Youth Climate Strike’s communications director, Neha Desaraju, told Insider the group “hasn’t officially reached out to anyone outside the US” and has only opened up its phone banking efforts to its organizers, none of whom are in Germany.
Zero Hour and the Sunrise Movement didn’t respond to Insider’s request for comment in time for publication.
The ethics of foreign influence
Foreign interference in US elections has become a central issue in recent years. In the 2016 presidential election campaign, Russia had — successfully — exerted massive influence to support then-candidate Donald Trump and to harm his Democratic rival Hillary Clinton.
And last month, federal authorities informed the Sanders campaign that the Russian government has attempted to interfere in the 2020 primaries to help Sanders win the Democratic nomination.
But, in this case, experts say the foreign involvement on behalf of the Sanders campaign appears to be above board. Under US federal election law, foreign entities and individuals aren’t allowed to contribute funds in American elections.

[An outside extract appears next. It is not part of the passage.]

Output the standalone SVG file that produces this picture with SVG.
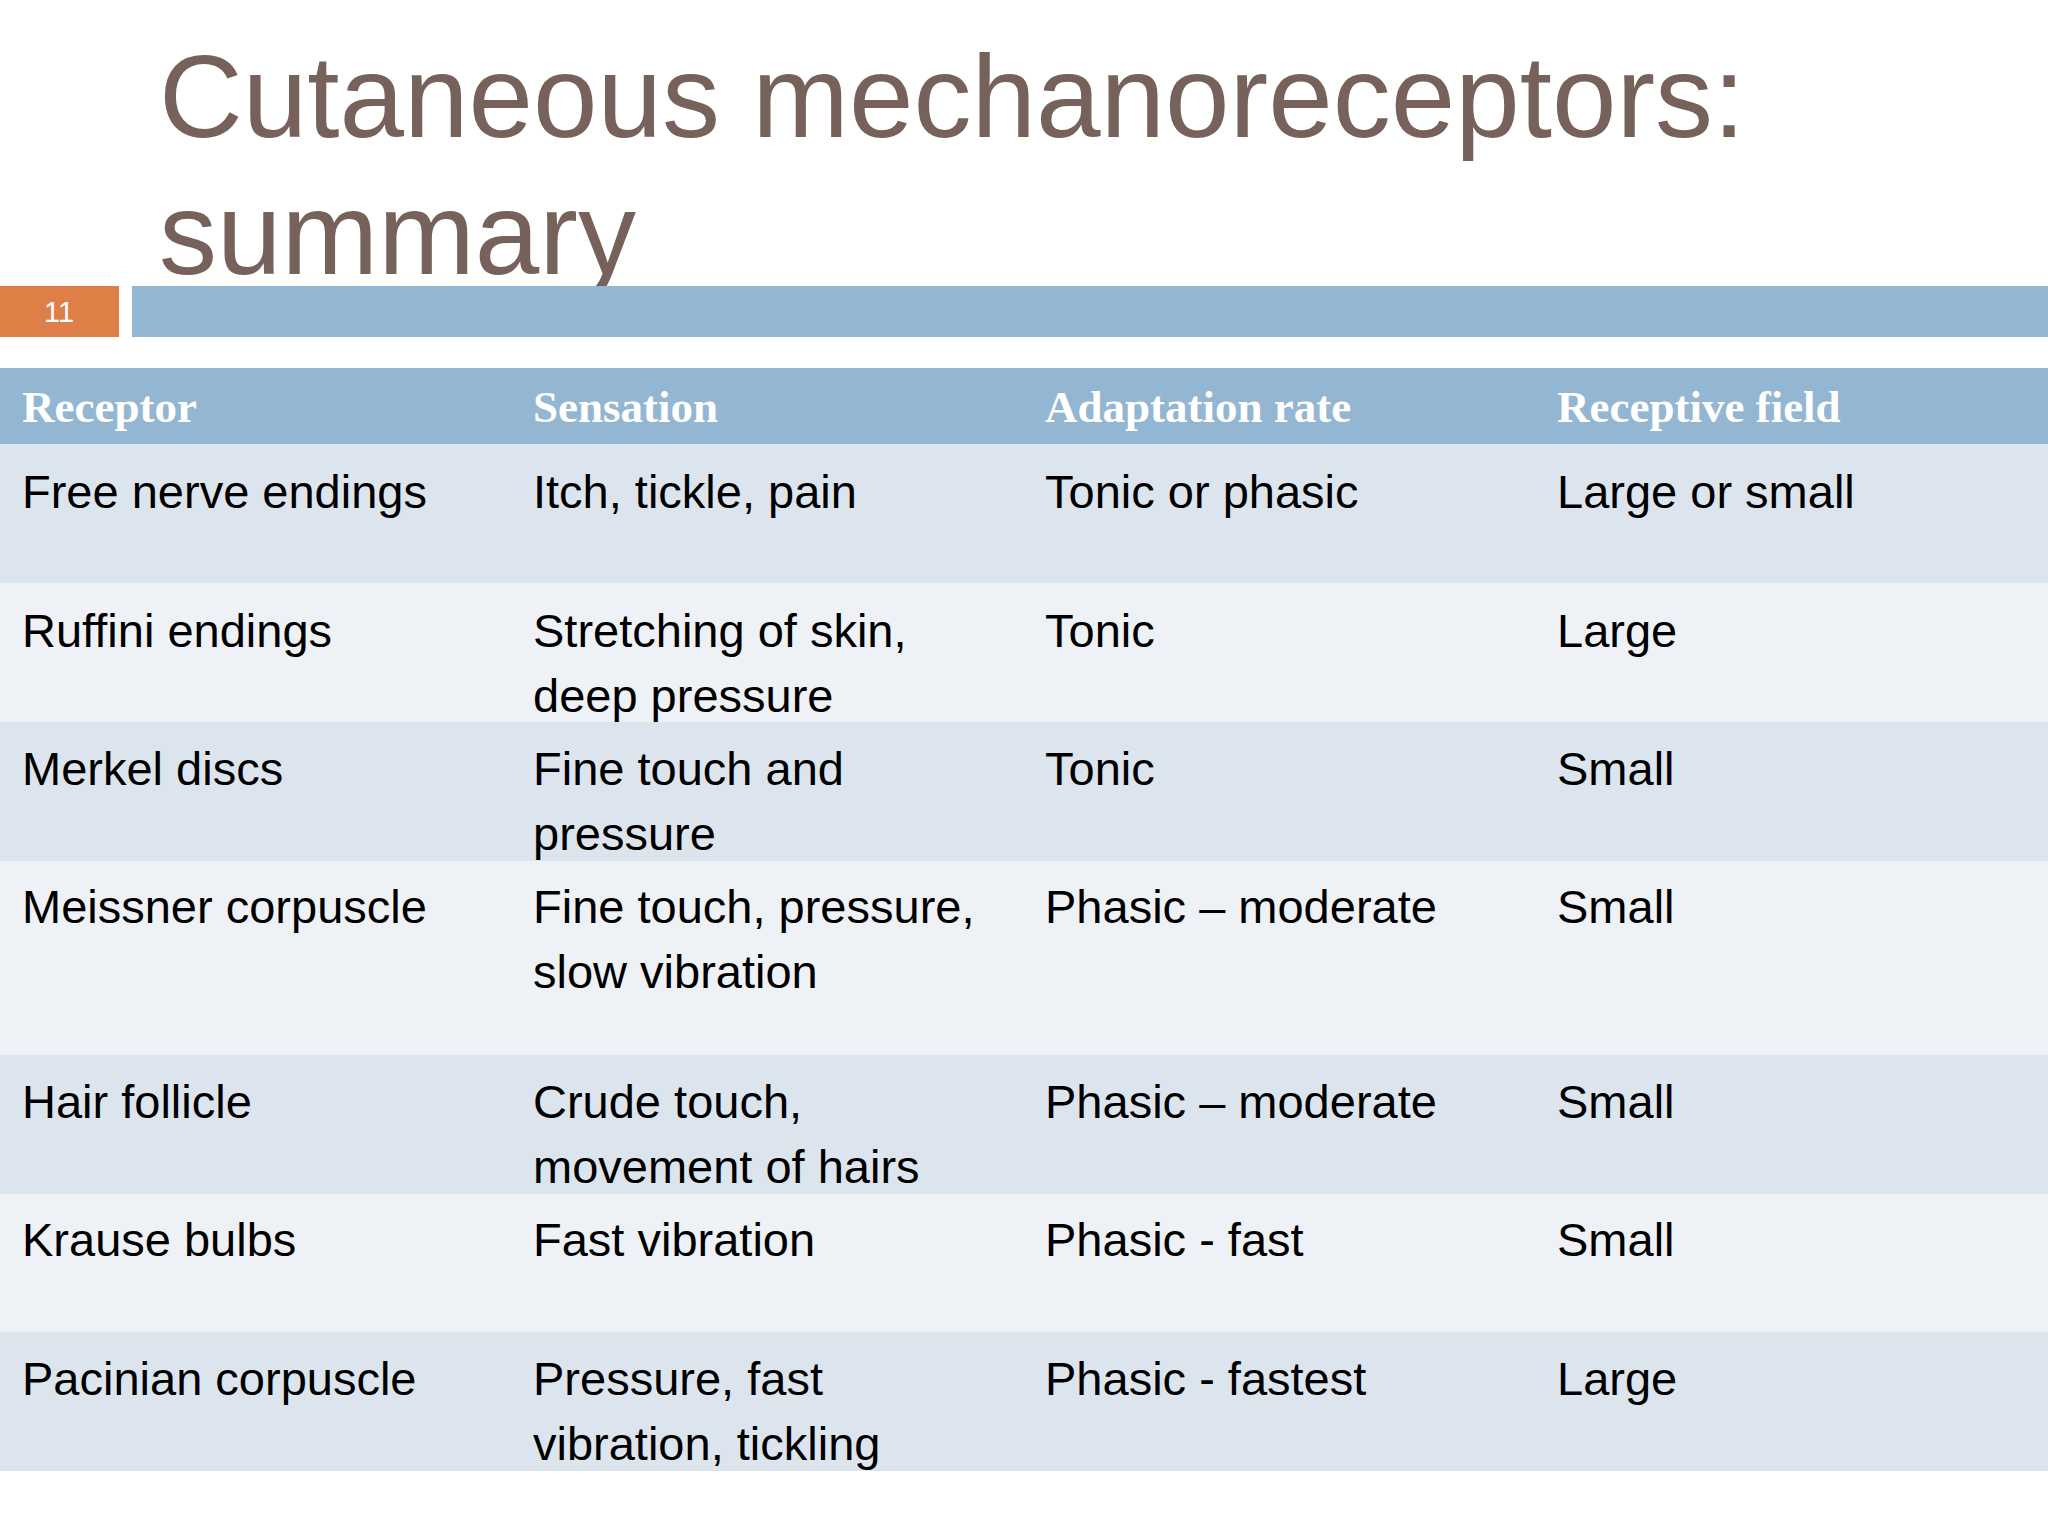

But foreign nationals are permitted to volunteer for a candidate or campaign, so long as they don’t act in a managerial or decision-making role.
“It’s perfectly legal under US federal campaign finance law for foreign nationals to volunteer for candidates, so long as the volunteer isn’t in a campaign decision-making role,” Paul Ryan, a campaign finance expert at the nonpartisan watchdog group Common Cause, told Insider.
The Sanders campaign, which didn’t immediately respond to Insider’s request for comment, has run into issues with foreign supporters in the past.
Sanders’ 2016 presidential campaign was forced to pay a $14,500 fine to the Federal Election Commission to settle a complaint after it accepted campaign help from members of the Australia Labor Party, which paid the volunteers’ expenses and stipends.
Because the Australian volunteers were compensated, their efforts to help Sanders were considered a violation of federal election law, which bars foreign nationals from giving anything of value to an American candidate or election.
The Sanders campaign settled the complaint, didn’t agree that it violated any laws, and said the campaign staffers managing volunteers didn’t believe the Australians would be barred from helping because they were compensated.
But Ciara Torres-Spelliscy, a professor at Stetson University College of Law, argued that the Trump campaign has not been held accountable for some of its alleged violations of campaign finance law during the 2016 race — potentially setting a new, more relaxed precedent for foreign influence in presidential races.
She pointed to the Trump campaign’s partnership with Cambridge Analytica, which reportedly employed dozens of foreign nationals to work on its political efforts in the US. Meanwhile, the Federal Election Commission has been without a quorum for months and is unable to carry out its watchdog and enforcement duties, which include investigating wrongdoing on campaigns.